Kamlashankar Pranshankar Trivedi (11 October 1857 - 1925) was a Gujarati language editor and grammarian.

==Life==
Kamlashankar was born on 11 October 1857 at Surat. He completed his primary and secondary education in Surat. He passed matriculation in 1874. He completed Bachelor of Arts in economy and history from Elphinstone College in 1878. Due to poor financial condition, he joined as an extra teacher in Mission School, Surat. Later he taught in primary and secondary level at Bharuch, Nadiad, Surat, Ahmedabad, Bhavnagar, Bombay and Pune.

He served as a principal of Premchand Raichand Training College in Ahmedabad in 1902 and edited Gujarat Shalapatra. He served as an examiner of Sanskrit in University of Bombay and Panjab University. He retired in 1914. He presided over the seventh session of Gujarati Sahitya Parishad in 1924.

He died in 1925.

==Works==
He was educated in economy and history while he taught Sanskrit. He published several works on grammar and translated several Sanskrit works. His editing is influenced by Sanskrit.

He wrote England no Tunko Itihas (1887), Gods of India (1913), Shiksahnshastrana Mooltatvo (1913), Shankar Jayanti Vyakhyanmala (1913), Gujarati Bhashanu Vyakaran (1914-16), Karakmimansa (1915), Madhyam Vyakaran (1917) and the forty chapters Gujarati grammar, Brihad Vyakaran (1919).

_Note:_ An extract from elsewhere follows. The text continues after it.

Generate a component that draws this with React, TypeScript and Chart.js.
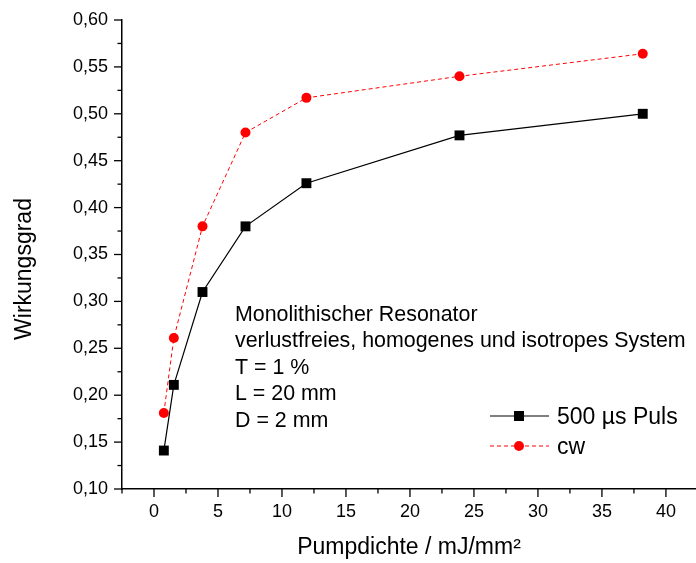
import React, { useEffect, useRef } from "react";
import { Chart, registerables } from "chart.js";

Chart.register(...registerables);

// ---- data ----
const pumpdichte = [0.77, 1.55, 3.79, 7.15, 11.91, 23.87, 38.19];
const pulsValues = [0.141, 0.211, 0.31, 0.38, 0.426, 0.477, 0.5];
const cwValues = [0.181, 0.261, 0.38, 0.48, 0.517, 0.54, 0.564];

const xMajorTicks = [0, 5, 10, 15, 20, 25, 30, 35, 40];
const xMinorTicks = [-2.5, 2.5, 7.5, 12.5, 17.5, 22.5, 27.5, 32.5, 37.5];
const yMajorTicks = [0.1, 0.15, 0.2, 0.25, 0.3, 0.35, 0.4, 0.45, 0.5, 0.55, 0.6];
const yMinorTicks = [0.125, 0.175, 0.225, 0.275, 0.325, 0.375, 0.425, 0.475, 0.525, 0.575];

const seriesNames = ["500 µs Puls", "cw"];
const noteLines = [
  "Monolithischer Resonator",
  "verlustfreies, homogenes und isotropes System",
  "T = 1 %",
  "L = 20 mm",
  "D = 2 mm",
];
const xTitle = "Pumpdichte / mJ/mm²";
const yTitle = "Wirkungsgrad";

const FONT = '"Liberation Sans", Arial, Helvetica, sans-serif';

const zeroPadding = (scale: any) => {
  scale.paddingTop = 0;
  scale.paddingBottom = 0;
  scale.paddingLeft = 0;
  scale.paddingRight = 0;
};

const decorPlugin = {
  id: "decor",
  afterDraw(chart: any) {
    const { ctx, chartArea, scales } = chart;
    const x = scales.x;
    const y = scales.y;
    ctx.save();
    ctx.strokeStyle = "#000";
    ctx.lineWidth = 1.3;
    ctx.setLineDash([]);
    const bottom = chartArea.bottom;
    const left = chartArea.left;
    const tick = (x1: number, y1: number, x2: number, y2: number) => {
      ctx.beginPath();
      ctx.moveTo(x1, y1);
      ctx.lineTo(x2, y2);
      ctx.stroke();
    };
    for (const v of xMajorTicks) {
      const p = x.getPixelForValue(v);
      tick(p, bottom, p, bottom + 8);
    }
    for (const v of xMinorTicks) {
      const p = x.getPixelForValue(v);
      tick(p, bottom, p, bottom + 4.5);
    }
    for (const v of yMajorTicks) {
      const p = y.getPixelForValue(v);
      tick(left, p, left - 8, p);
    }
    for (const v of yMinorTicks) {
      const p = y.getPixelForValue(v);
      tick(left, p, left - 4.5, p);
    }

    // y title
    ctx.save();
    ctx.translate(24.5, 269);
    ctx.rotate(-Math.PI / 2);
    ctx.font = `23px ${FONT}`;
    ctx.fillStyle = "#000";
    ctx.textAlign = "center";
    ctx.textBaseline = "middle";
    ctx.fillText(yTitle, 0, 0);
    ctx.restore();

    // notes
    ctx.font = `21.4px ${FONT}`;
    ctx.fillStyle = "#000";
    ctx.textAlign = "left";
    ctx.textBaseline = "alphabetic";
    noteLines.forEach((t, i) => {
      ctx.fillText(t, 235, 320.7 + i * 26.5);
    });

    // legend
    const ds = chart.data.datasets;
    const rows = [416, 446];
    rows.forEach((ry, i) => {
      const d = ds[i];
      ctx.save();
      ctx.strokeStyle = d.borderColor;
      ctx.lineWidth = d.borderWidth;
      ctx.setLineDash(d.borderDash || []);
      ctx.beginPath();
      ctx.moveTo(490, ry);
      ctx.lineTo(549, ry);
      ctx.stroke();
      ctx.setLineDash([]);
      ctx.fillStyle = d.backgroundColor;
      if (d.pointStyle === "rect") {
        ctx.fillRect(514, ry - 5, 10, 10);
      } else {
        ctx.beginPath();
        ctx.arc(519, ry, 5, 0, Math.PI * 2);
        ctx.fill();
      }
      ctx.restore();
      ctx.font = `23px ${FONT}`;
      ctx.fillStyle = "#000";
      ctx.textAlign = "left";
      ctx.textBaseline = "alphabetic";
      ctx.fillText(seriesNames[i], 557, ry + 8.3);
    });
    ctx.restore();
  },
};

export default function App() {
  const ref = useRef<HTMLCanvasElement | null>(null);
  useEffect(() => {
    document.body.style.margin = "0";
    const canvas = ref.current;
    if (!canvas) return;
    const chart = new Chart(canvas, {
      type: "line",
      data: {
        datasets: [
          {
            label: seriesNames[0],
            data: pumpdichte.map((v, i) => ({ x: v, y: pulsValues[i] })),
            borderColor: "#000000",
            backgroundColor: "#000000",
            borderWidth: 1.2,
            pointStyle: "rect",
            pointRadius: 7,
            pointBorderWidth: 0,
            pointBackgroundColor: "#000000",
            tension: 0,
          } as any,
          {
            label: seriesNames[1],
            data: pumpdichte.map((v, i) => ({ x: v, y: cwValues[i] })),
            borderColor: "#ff0000",
            backgroundColor: "#ff0000",
            borderWidth: 1,
            borderDash: [4, 3],
            pointStyle: "circle",
            pointRadius: 5,
            pointBorderWidth: 0,
            pointBackgroundColor: "#ff0000",
            tension: 0,
          } as any,
        ],
      },
      options: {
        animation: false,
        responsive: false,
        maintainAspectRatio: false,
        layout: { autoPadding: false, padding: { top: 20, left: 0, right: 0, bottom: 0 } },
        plugins: {
          legend: { display: false },
          tooltip: { enabled: false },
        },
        scales: {
          x: {
            type: "linear",
            min: -2.5,
            max: 42.35,
            grid: { display: false, drawTicks: false },
            border: { display: true, color: "#000", width: 1.5 },
            afterBuildTicks: (scale: any) => {
              scale.ticks = xMajorTicks.map((v) => ({ value: v }));
            },
            afterFit: (scale: any) => {
              scale.height = 74;
              zeroPadding(scale);
            },
            ticks: {
              autoSkip: false,
              maxRotation: 0,
              padding: 12,
              color: "#000",
              font: { family: FONT, size: 18 },
              callback: (v: any) => String(v),
            },
            title: {
              display: true,
              text: xTitle,
              color: "#000",
              font: { family: FONT, size: 23 },
              padding: { top: 0, bottom: 1.5 },
            },
          },
          y: {
            type: "linear",
            min: 0.1,
            max: 0.6,
            grid: { display: false, drawTicks: false },
            border: { display: true, color: "#000", width: 1.5 },
            afterBuildTicks: (scale: any) => {
              scale.ticks = yMajorTicks.map((v) => ({ value: v }));
            },
            afterFit: (scale: any) => {
              scale.width = 122;
              zeroPadding(scale);
            },
            ticks: {
              autoSkip: false,
              padding: 14,
              color: "#000",
              font: { family: FONT, size: 18 },
              callback: (v: any) => Number(v).toFixed(2).replace(".", ","),
            },
          },
        },
      },
      plugins: [decorPlugin],
    });
    return () => chart.destroy();
  }, []);
  return (
    <div style={{ position: "absolute", left: 0, top: 0, width: 696, height: 563 }}>
      <canvas ref={ref} width={696} height={563} />
    </div>
  );
}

He wrote the short history of India titled Hindustan no Sankshipta Itihas (1920). His works Kavyasahitya Mimansa (1930) and Anubhavvinod (1933) were published posthumously. He translated Samuel Smiles's Duty into Gujarati.

He edited several textbooks; Sanskrit Book 1-2 (1896), Sanskritshikshika (The Sanskrit Teacher, 1911), Sahityamanjari (1915), Gujarati/Trivedi Vanchanmala (1921).

He edited Bhaṭṭikāvya (1898), Jagannath's Rekha Ganit (1901-1902), Vidyadhar's Ekavali (1908), Vishwanath's Prataprudryashobhushan (1909), Lakshmidhara's Shadbhashachandrika (1918), Ramchandra's Prakriyakaumudi, Vararuchi's Prakrit Prakash, Kond Bhatt's Vyakaranbhushan.